> Task: Write the data out again exactly, with no pictures.

> Available data:
>>
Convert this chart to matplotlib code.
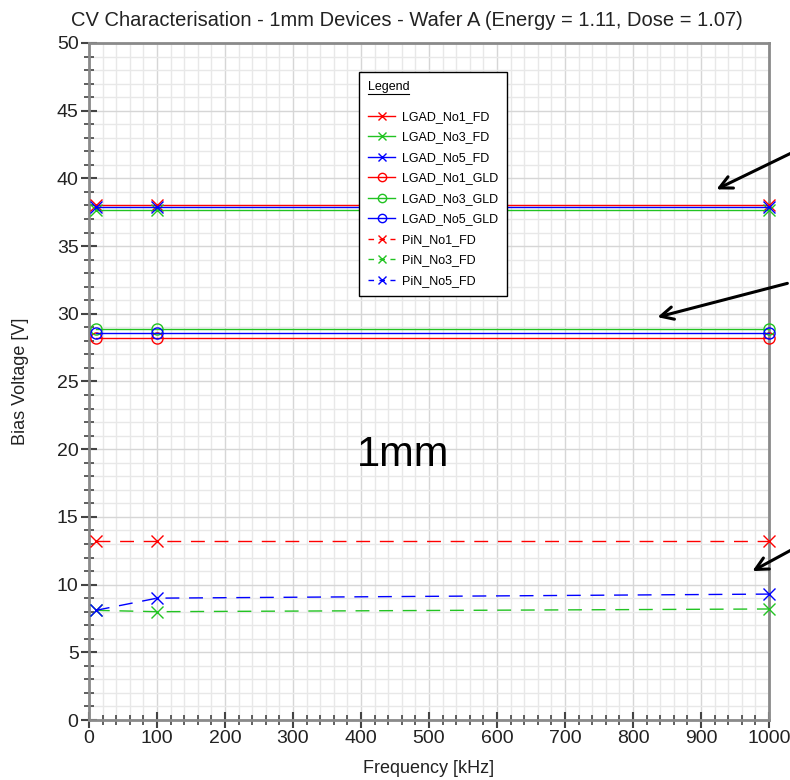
#!/usr/bin/env python3
"""CV characterisation plot - 1mm devices, wafer A."""

import matplotlib
matplotlib.use("Agg")
import matplotlib.pyplot as plt
from matplotlib.lines import Line2D
from matplotlib.legend_handler import HandlerLine2D
from matplotlib.ticker import MultipleLocator

plt.rcParams['font.family'] = ['Liberation Sans', 'DejaVu Sans']

# Frequencies measured [kHz]
freq = [10, 100, 1000]

# Bias voltages [V]
lgad_no1_fd = [38.0, 38.0, 38.0]
lgad_no3_fd = [37.7, 37.7, 37.7]
lgad_no5_fd = [37.9, 37.9, 37.9]
lgad_no1_gld = [28.2, 28.2, 28.2]
lgad_no3_gld = [28.9, 28.9, 28.9]
lgad_no5_gld = [28.6, 28.6, 28.6]
pin_no1_fd = [13.2, 13.2, 13.2]
pin_no3_fd = [8.1, 8.0, 8.2]
pin_no5_fd = [8.1, 9.0, 9.3]

labels = ['LGAD_No1_FD', 'LGAD_No3_FD', 'LGAD_No5_FD',
          'LGAD_No1_GLD', 'LGAD_No3_GLD', 'LGAD_No5_GLD',
          'PiN_No1_FD', 'PiN_No3_FD', 'PiN_No5_FD']

RED, GREEN, BLUE = '#ff0000', '#22c322', '#0000ff'
DASHED = (0, (10, 7))

fig = plt.figure(figsize=(7.9, 7.8), dpi=100)
ax = fig.add_axes([0.1127, 0.0769, 0.8607, 0.868])

series = [
    (lgad_no1_fd, RED, 'x', '-'),
    (lgad_no3_fd, GREEN, 'x', '-'),
    (lgad_no5_fd, BLUE, 'x', '-'),
    (lgad_no1_gld, RED, 'o', '-'),
    (lgad_no3_gld, GREEN, 'o', '-'),
    (lgad_no5_gld, BLUE, 'o', '-'),
    (pin_no1_fd, RED, 'x', DASHED),
    (pin_no3_fd, GREEN, 'x', DASHED),
    (pin_no5_fd, BLUE, 'x', DASHED),
]

handles = []
for (vals, col, mk, ls), lab in zip(series, labels):
    line, = ax.plot(freq, vals, color=col, marker=mk, linestyle=ls, lw=1.0,
                    markersize=8, markerfacecolor='none', markeredgewidth=1.0,
                    label=lab, clip_on=False, zorder=3)
    handles.append(line)

ax.set_xlim(0, 1000)
ax.set_ylim(0, 50)
ax.xaxis.set_major_locator(MultipleLocator(100))
ax.xaxis.set_minor_locator(MultipleLocator(20))
ax.yaxis.set_major_locator(MultipleLocator(5))
ax.yaxis.set_minor_locator(MultipleLocator(1))

ax.grid(which='major', color='#d6d6d6', lw=1.0, zorder=0)
ax.grid(which='minor', color='#e8e8e8', lw=1.0, zorder=0)
ax.set_axisbelow(True)

for sp in ax.spines.values():
    sp.set_color('#8a8a8a')
    sp.set_linewidth(2.0)

ax.tick_params(which='major', direction='inout', length=11, width=1.5,
               color='#444444', labelsize=14, labelcolor='#222222', pad=2)
ax.tick_params(which='minor', direction='inout', length=7, width=1.2,
               color='#444444')

ax.set_xlabel('Frequency [kHz]', fontsize=13, color='#222222', labelpad=9)
ax.set_ylabel('Bias Voltage [V]', fontsize=13, color='#222222', labelpad=20)
ax.set_title('CV Characterisation - 1mm Devices - Wafer A (Energy = 1.11, Dose = 1.07)',
             fontsize=14.5, color='#222222', pad=12, x=0.468)


def short_dashes(legend_handle, orig_handle):
    legend_handle.update_from(orig_handle)
    legend_handle.set_linestyle((0, (4, 3.9)))


dash_handler = HandlerLine2D(update_func=short_dashes)
leg = ax.legend(handles=handles, loc='upper left', bbox_to_anchor=(0.388, 0.966),
                title='Legend', title_fontsize=9,
                fontsize=9, frameon=True, fancybox=False, edgecolor='black',
                framealpha=1.0, alignment='left', handlelength=2.2,
                labelspacing=0.68, borderpad=0.7, handletextpad=0.5,
                markerscale=0.75,
                handler_map={h: dash_handler for h in handles[6:]})
leg.get_frame().set_linewidth(1.0)
leg.set_zorder(5)
leg._legend_box.sep = 13  # more room below the title

ax.text(462, 19.6, '1mm', fontsize=30, ha='center', va='center', color='black')

# Arrows: (tail, head) in data coordinates
arrows = [((1038, 42.0), (919, 39.1)),
          ((1031, 32.3), (832, 29.7)),
          ((1038, 12.7), (972, 10.9))]
for tail, head in arrows:
    ax.annotate('', xy=head, xytext=tail, annotation_clip=False,
                arrowprops=dict(arrowstyle='->,head_length=0.9,head_width=0.45',
                                color='black', lw=2.2))

# underline the legend title
fig.canvas.draw()
bb = leg.get_title().get_window_extent()
fig.add_artist(Line2D([bb.x0, bb.x1], [bb.y0 - 1, bb.y0 - 1], transform=None,
                      color='black', lw=0.8, zorder=6))

fig.savefig('out.png', dpi=100)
<<
> Finished task:
Convert this chart to matplotlib code.
#!/usr/bin/env python3
"""CV characterisation plot - 1mm devices, wafer A."""

import matplotlib
matplotlib.use("Agg")
import matplotlib.pyplot as plt
from matplotlib.lines import Line2D
from matplotlib.legend_handler import HandlerLine2D
from matplotlib.ticker import MultipleLocator

plt.rcParams['font.family'] = ['Liberation Sans', 'DejaVu Sans']

# Frequencies measured [kHz]
freq = [10, 100, 1000]

# Bias voltages [V]
lgad_no1_fd = [38.0, 38.0, 38.0]
lgad_no3_fd = [37.7, 37.7, 37.7]
lgad_no5_fd = [37.9, 37.9, 37.9]
lgad_no1_gld = [28.2, 28.2, 28.2]
lgad_no3_gld = [28.9, 28.9, 28.9]
lgad_no5_gld = [28.6, 28.6, 28.6]
pin_no1_fd = [13.2, 13.2, 13.2]
pin_no3_fd = [8.1, 8.0, 8.2]
pin_no5_fd = [8.1, 9.0, 9.3]

labels = ['LGAD_No1_FD', 'LGAD_No3_FD', 'LGAD_No5_FD',
          'LGAD_No1_GLD', 'LGAD_No3_GLD', 'LGAD_No5_GLD',
          'PiN_No1_FD', 'PiN_No3_FD', 'PiN_No5_FD']

RED, GREEN, BLUE = '#ff0000', '#22c322', '#0000ff'
DASHED = (0, (10, 7))

fig = plt.figure(figsize=(7.9, 7.8), dpi=100)
ax = fig.add_axes([0.1127, 0.0769, 0.8607, 0.868])

series = [
    (lgad_no1_fd, RED, 'x', '-'),
    (lgad_no3_fd, GREEN, 'x', '-'),
    (lgad_no5_fd, BLUE, 'x', '-'),
    (lgad_no1_gld, RED, 'o', '-'),
    (lgad_no3_gld, GREEN, 'o', '-'),
    (lgad_no5_gld, BLUE, 'o', '-'),
    (pin_no1_fd, RED, 'x', DASHED),
    (pin_no3_fd, GREEN, 'x', DASHED),
    (pin_no5_fd, BLUE, 'x', DASHED),
]

handles = []
for (vals, col, mk, ls), lab in zip(series, labels):
    line, = ax.plot(freq, vals, color=col, marker=mk, linestyle=ls, lw=1.0,
                    markersize=8, markerfacecolor='none', markeredgewidth=1.0,
                    label=lab, clip_on=False, zorder=3)
    handles.append(line)

ax.set_xlim(0, 1000)
ax.set_ylim(0, 50)
ax.xaxis.set_major_locator(MultipleLocator(100))
ax.xaxis.set_minor_locator(MultipleLocator(20))
ax.yaxis.set_major_locator(MultipleLocator(5))
ax.yaxis.set_minor_locator(MultipleLocator(1))

ax.grid(which='major', color='#d6d6d6', lw=1.0, zorder=0)
ax.grid(which='minor', color='#e8e8e8', lw=1.0, zorder=0)
ax.set_axisbelow(True)

for sp in ax.spines.values():
    sp.set_color('#8a8a8a')
    sp.set_linewidth(2.0)

ax.tick_params(which='major', direction='inout', length=11, width=1.5,
               color='#444444', labelsize=14, labelcolor='#222222', pad=2)
ax.tick_params(which='minor', direction='inout', length=7, width=1.2,
               color='#444444')

ax.set_xlabel('Frequency [kHz]', fontsize=13, color='#222222', labelpad=9)
ax.set_ylabel('Bias Voltage [V]', fontsize=13, color='#222222', labelpad=20)
ax.set_title('CV Characterisation - 1mm Devices - Wafer A (Energy = 1.11, Dose = 1.07)',
             fontsize=14.5, color='#222222', pad=12, x=0.468)


def short_dashes(legend_handle, orig_handle):
    legend_handle.update_from(orig_handle)
    legend_handle.set_linestyle((0, (4, 3.9)))


dash_handler = HandlerLine2D(update_func=short_dashes)
leg = ax.legend(handles=handles, loc='upper left', bbox_to_anchor=(0.388, 0.966),
                title='Legend', title_fontsize=9,
                fontsize=9, frameon=True, fancybox=False, edgecolor='black',
                framealpha=1.0, alignment='left', handlelength=2.2,
                labelspacing=0.68, borderpad=0.7, handletextpad=0.5,
                markerscale=0.75,
                handler_map={h: dash_handler for h in handles[6:]})
leg.get_frame().set_linewidth(1.0)
leg.set_zorder(5)
leg._legend_box.sep = 13  # more room below the title

ax.text(462, 19.6, '1mm', fontsize=30, ha='center', va='center', color='black')

# Arrows: (tail, head) in data coordinates
arrows = [((1038, 42.0), (919, 39.1)),
          ((1031, 32.3), (832, 29.7)),
          ((1038, 12.7), (972, 10.9))]
for tail, head in arrows:
    ax.annotate('', xy=head, xytext=tail, annotation_clip=False,
                arrowprops=dict(arrowstyle='->,head_length=0.9,head_width=0.45',
                                color='black', lw=2.2))

# underline the legend title
fig.canvas.draw()
bb = leg.get_title().get_window_extent()
fig.add_artist(Line2D([bb.x0, bb.x1], [bb.y0 - 1, bb.y0 - 1], transform=None,
                      color='black', lw=0.8, zorder=6))

fig.savefig('out.png', dpi=100)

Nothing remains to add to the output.